SUPPLIED MATERIAL:
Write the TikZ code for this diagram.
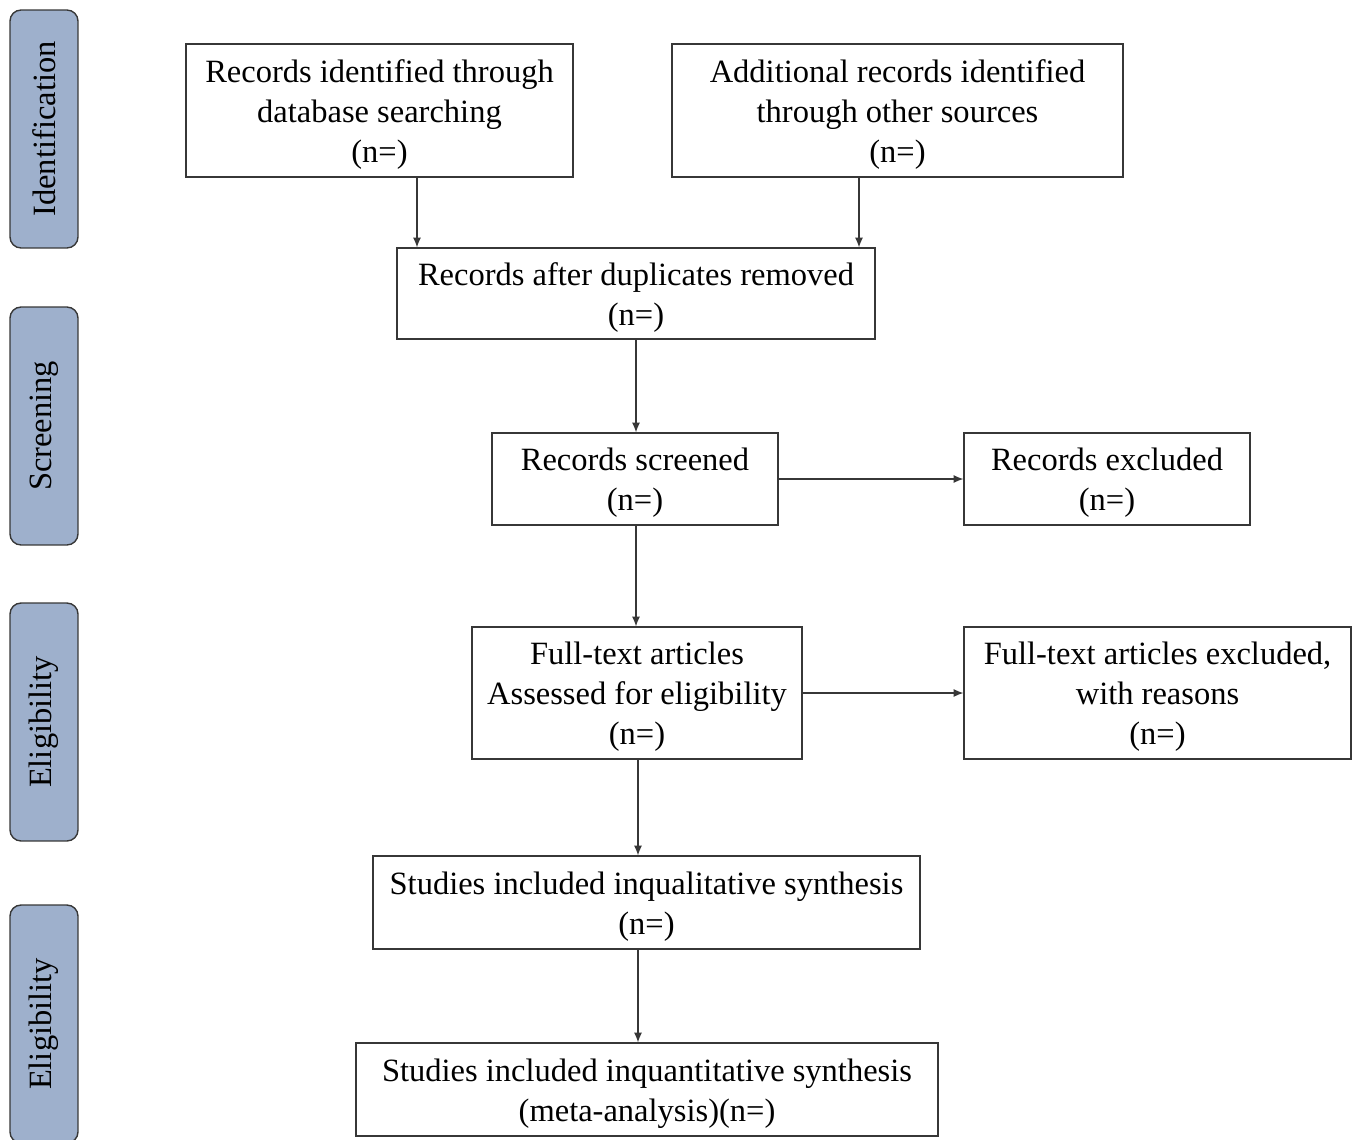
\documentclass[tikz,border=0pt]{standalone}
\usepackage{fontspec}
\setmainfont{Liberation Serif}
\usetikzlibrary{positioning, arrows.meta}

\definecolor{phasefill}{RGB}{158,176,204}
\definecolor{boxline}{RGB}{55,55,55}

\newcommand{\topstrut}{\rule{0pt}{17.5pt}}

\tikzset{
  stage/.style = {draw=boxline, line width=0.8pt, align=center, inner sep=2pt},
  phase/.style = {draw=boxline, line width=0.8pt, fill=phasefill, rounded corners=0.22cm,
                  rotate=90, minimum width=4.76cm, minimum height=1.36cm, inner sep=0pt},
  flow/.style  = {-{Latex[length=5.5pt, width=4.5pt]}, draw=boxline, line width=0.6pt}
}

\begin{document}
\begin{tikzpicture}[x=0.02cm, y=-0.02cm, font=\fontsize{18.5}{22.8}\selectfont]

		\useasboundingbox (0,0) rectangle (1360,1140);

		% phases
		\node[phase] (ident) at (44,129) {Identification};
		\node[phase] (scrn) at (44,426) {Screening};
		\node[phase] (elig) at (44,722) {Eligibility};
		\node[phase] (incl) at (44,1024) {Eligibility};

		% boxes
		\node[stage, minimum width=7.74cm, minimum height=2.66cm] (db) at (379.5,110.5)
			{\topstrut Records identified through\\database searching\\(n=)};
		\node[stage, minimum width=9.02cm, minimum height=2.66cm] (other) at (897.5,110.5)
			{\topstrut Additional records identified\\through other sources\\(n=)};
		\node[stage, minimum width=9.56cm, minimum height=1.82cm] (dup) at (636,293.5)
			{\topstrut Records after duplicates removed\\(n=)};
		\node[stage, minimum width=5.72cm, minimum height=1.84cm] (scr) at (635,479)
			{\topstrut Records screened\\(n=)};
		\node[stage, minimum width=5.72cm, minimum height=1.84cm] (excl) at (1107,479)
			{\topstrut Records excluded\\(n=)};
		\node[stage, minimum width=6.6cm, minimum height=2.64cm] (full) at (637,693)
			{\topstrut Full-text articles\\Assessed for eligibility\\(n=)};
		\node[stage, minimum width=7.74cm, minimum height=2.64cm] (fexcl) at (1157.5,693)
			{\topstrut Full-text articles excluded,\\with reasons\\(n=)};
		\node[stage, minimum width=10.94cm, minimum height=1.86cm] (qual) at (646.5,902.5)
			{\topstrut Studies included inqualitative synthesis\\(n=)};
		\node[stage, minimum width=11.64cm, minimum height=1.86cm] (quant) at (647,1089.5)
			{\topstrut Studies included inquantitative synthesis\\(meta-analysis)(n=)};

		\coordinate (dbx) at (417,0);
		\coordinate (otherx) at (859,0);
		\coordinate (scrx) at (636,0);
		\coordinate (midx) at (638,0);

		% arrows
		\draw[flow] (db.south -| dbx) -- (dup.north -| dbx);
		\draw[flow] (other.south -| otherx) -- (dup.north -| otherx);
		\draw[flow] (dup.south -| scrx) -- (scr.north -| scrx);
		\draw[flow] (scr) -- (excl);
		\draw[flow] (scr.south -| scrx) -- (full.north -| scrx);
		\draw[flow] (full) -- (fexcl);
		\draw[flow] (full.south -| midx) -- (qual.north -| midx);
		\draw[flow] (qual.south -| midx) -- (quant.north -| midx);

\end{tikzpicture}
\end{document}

TO BE DONE: Restate the material word for word from its first line through the line containing "(incl) at (44,1024)", both included; the pictures do not belong in it.

OUTPUT OF THE TASK:
Write the TikZ code for this diagram.
\documentclass[tikz,border=0pt]{standalone}
\usepackage{fontspec}
\setmainfont{Liberation Serif}
\usetikzlibrary{positioning, arrows.meta}

\definecolor{phasefill}{RGB}{158,176,204}
\definecolor{boxline}{RGB}{55,55,55}

\newcommand{\topstrut}{\rule{0pt}{17.5pt}}

\tikzset{
  stage/.style = {draw=boxline, line width=0.8pt, align=center, inner sep=2pt},
  phase/.style = {draw=boxline, line width=0.8pt, fill=phasefill, rounded corners=0.22cm,
                  rotate=90, minimum width=4.76cm, minimum height=1.36cm, inner sep=0pt},
  flow/.style  = {-{Latex[length=5.5pt, width=4.5pt]}, draw=boxline, line width=0.6pt}
}

\begin{document}
\begin{tikzpicture}[x=0.02cm, y=-0.02cm, font=\fontsize{18.5}{22.8}\selectfont]

		\useasboundingbox (0,0) rectangle (1360,1140);

		% phases
		\node[phase] (ident) at (44,129) {Identification};
		\node[phase] (scrn) at (44,426) {Screening};
		\node[phase] (elig) at (44,722) {Eligibility};
		\node[phase] (incl) at (44,1024) {Eligibility};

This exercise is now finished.